__Exercise__. Print exactly the lines from the first one down to the line containing "const vorTickLabels = ['0.1', '1000', '1000', '1000', '1000'];", both ends included, with no pictures and nothing else.

__Given information__.

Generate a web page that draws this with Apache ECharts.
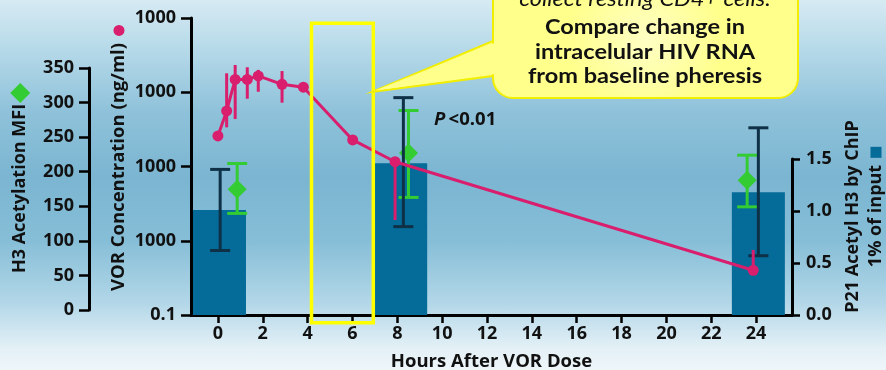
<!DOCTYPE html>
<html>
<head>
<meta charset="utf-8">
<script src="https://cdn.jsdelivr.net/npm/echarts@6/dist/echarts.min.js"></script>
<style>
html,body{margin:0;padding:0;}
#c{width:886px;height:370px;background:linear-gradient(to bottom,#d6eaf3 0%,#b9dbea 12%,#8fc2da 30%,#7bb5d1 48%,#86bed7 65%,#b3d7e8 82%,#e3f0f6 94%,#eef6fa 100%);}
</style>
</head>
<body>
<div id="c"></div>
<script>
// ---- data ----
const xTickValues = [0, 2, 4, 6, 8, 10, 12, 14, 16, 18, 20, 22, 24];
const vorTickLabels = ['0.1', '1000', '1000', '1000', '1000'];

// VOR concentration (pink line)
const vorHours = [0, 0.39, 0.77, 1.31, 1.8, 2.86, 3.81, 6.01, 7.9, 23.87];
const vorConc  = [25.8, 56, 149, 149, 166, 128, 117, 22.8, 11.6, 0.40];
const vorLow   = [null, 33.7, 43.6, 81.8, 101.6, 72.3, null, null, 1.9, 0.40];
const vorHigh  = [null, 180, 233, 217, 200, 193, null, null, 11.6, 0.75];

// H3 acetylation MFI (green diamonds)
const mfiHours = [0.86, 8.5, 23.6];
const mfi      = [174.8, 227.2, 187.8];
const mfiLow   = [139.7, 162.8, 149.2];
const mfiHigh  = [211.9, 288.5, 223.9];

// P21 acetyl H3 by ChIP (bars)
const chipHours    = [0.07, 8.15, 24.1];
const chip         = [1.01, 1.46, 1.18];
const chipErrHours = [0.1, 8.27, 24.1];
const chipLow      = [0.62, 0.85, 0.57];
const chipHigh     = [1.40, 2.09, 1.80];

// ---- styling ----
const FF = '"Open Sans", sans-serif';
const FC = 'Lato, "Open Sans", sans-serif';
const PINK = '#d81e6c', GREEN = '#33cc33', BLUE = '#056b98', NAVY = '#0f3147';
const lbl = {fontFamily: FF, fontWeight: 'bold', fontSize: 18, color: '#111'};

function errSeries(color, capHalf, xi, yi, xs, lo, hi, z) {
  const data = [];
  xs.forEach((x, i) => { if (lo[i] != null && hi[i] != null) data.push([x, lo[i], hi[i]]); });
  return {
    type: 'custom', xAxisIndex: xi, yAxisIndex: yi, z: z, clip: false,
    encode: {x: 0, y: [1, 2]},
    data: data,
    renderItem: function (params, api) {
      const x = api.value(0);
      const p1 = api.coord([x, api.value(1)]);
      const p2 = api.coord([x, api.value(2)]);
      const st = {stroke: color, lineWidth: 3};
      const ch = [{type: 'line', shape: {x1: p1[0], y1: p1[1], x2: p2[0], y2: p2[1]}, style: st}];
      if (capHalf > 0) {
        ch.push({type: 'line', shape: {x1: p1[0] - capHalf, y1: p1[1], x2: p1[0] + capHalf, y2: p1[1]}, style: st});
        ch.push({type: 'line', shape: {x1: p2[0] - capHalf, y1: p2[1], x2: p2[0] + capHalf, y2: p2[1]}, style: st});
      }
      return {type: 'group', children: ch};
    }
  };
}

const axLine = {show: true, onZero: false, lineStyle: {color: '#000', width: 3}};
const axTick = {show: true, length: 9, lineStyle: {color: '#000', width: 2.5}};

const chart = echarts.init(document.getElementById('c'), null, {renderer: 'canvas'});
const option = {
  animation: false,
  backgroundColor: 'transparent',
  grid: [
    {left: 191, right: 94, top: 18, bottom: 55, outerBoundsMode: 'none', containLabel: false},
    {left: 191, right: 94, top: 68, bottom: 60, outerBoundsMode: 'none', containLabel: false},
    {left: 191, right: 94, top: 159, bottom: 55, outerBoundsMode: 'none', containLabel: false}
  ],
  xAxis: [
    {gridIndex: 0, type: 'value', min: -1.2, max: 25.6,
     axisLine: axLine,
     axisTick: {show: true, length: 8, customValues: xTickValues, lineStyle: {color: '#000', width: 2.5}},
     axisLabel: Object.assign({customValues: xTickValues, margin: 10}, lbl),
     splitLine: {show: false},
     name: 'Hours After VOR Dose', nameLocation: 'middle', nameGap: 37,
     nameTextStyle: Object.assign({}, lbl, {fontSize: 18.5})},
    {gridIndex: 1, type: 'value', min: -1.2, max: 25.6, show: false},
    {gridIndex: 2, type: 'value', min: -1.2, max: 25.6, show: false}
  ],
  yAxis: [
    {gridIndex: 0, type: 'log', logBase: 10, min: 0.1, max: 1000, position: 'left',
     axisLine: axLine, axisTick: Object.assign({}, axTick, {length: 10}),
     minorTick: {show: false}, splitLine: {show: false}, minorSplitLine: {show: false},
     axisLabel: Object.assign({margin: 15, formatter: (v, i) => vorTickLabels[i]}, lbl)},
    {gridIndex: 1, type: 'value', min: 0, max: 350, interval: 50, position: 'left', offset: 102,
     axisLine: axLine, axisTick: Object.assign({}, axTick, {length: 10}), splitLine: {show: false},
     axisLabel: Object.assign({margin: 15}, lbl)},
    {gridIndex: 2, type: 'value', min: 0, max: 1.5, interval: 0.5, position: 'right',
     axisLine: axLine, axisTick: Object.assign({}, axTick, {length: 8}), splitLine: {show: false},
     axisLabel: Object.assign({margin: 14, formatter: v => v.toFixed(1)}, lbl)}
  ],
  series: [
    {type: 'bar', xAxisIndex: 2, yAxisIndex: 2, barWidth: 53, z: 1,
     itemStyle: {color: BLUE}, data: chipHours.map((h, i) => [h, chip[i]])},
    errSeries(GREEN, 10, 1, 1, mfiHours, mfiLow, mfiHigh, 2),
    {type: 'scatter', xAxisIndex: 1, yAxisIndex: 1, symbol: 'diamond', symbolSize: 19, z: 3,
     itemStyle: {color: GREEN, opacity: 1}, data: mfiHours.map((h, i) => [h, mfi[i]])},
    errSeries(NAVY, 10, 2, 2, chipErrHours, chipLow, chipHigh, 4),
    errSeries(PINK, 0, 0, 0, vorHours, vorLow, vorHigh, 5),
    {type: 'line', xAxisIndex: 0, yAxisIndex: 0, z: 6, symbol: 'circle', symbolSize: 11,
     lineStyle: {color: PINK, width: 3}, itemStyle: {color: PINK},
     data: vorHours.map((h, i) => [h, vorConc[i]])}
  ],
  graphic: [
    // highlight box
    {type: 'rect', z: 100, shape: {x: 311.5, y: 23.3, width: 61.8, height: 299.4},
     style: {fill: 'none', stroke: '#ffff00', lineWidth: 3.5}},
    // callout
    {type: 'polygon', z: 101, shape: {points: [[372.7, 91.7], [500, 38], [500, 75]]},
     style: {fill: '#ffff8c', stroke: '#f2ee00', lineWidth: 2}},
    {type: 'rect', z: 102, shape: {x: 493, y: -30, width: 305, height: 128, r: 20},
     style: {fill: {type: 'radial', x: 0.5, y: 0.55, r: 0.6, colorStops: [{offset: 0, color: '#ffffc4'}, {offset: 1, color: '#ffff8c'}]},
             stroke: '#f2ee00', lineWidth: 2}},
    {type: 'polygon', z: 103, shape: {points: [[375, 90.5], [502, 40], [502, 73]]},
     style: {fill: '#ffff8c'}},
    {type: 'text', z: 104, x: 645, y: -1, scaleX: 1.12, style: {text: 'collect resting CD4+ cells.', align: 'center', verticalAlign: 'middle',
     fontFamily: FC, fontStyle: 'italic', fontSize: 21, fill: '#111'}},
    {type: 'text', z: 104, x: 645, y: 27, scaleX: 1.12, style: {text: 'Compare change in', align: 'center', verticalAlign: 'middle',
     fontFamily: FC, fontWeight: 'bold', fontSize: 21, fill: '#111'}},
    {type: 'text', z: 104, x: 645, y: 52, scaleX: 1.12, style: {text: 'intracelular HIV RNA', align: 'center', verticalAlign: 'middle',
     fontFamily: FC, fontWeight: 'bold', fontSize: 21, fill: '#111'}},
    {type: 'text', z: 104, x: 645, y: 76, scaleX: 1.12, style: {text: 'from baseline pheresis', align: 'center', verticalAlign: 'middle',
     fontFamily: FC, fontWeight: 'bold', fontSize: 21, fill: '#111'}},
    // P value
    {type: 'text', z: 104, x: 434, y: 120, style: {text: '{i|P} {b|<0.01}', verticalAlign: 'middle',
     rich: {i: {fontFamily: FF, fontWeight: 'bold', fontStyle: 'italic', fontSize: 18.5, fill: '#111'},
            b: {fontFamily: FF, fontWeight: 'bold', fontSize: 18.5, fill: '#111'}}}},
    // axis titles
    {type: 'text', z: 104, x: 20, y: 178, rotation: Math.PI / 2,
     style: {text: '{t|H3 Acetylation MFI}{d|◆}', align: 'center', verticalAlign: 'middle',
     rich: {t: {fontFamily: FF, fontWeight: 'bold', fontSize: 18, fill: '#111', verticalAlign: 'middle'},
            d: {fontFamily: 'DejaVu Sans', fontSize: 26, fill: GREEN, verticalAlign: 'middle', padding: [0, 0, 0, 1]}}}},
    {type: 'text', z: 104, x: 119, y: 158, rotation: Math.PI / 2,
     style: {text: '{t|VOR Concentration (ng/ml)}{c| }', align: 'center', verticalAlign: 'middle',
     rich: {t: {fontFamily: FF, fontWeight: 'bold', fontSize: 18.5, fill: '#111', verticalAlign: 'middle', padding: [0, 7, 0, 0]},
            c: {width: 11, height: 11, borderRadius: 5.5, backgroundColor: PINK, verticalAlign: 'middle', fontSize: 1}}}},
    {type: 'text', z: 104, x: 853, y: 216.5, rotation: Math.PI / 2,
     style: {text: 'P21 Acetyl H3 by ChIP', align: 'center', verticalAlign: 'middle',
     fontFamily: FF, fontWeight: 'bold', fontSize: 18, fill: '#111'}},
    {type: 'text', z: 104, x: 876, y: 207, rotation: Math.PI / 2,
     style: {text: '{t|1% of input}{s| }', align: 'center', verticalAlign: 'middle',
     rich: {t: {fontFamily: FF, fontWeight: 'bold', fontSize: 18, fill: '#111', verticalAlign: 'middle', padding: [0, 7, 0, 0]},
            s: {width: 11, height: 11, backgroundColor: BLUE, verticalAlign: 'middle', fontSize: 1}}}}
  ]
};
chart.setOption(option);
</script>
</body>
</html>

__Answer to this task__.
Generate a web page that draws this with Apache ECharts.
<!DOCTYPE html>
<html>
<head>
<meta charset="utf-8">
<script src="https://cdn.jsdelivr.net/npm/echarts@6/dist/echarts.min.js"></script>
<style>
html,body{margin:0;padding:0;}
#c{width:886px;height:370px;background:linear-gradient(to bottom,#d6eaf3 0%,#b9dbea 12%,#8fc2da 30%,#7bb5d1 48%,#86bed7 65%,#b3d7e8 82%,#e3f0f6 94%,#eef6fa 100%);}
</style>
</head>
<body>
<div id="c"></div>
<script>
// ---- data ----
const xTickValues = [0, 2, 4, 6, 8, 10, 12, 14, 16, 18, 20, 22, 24];
const vorTickLabels = ['0.1', '1000', '1000', '1000', '1000'];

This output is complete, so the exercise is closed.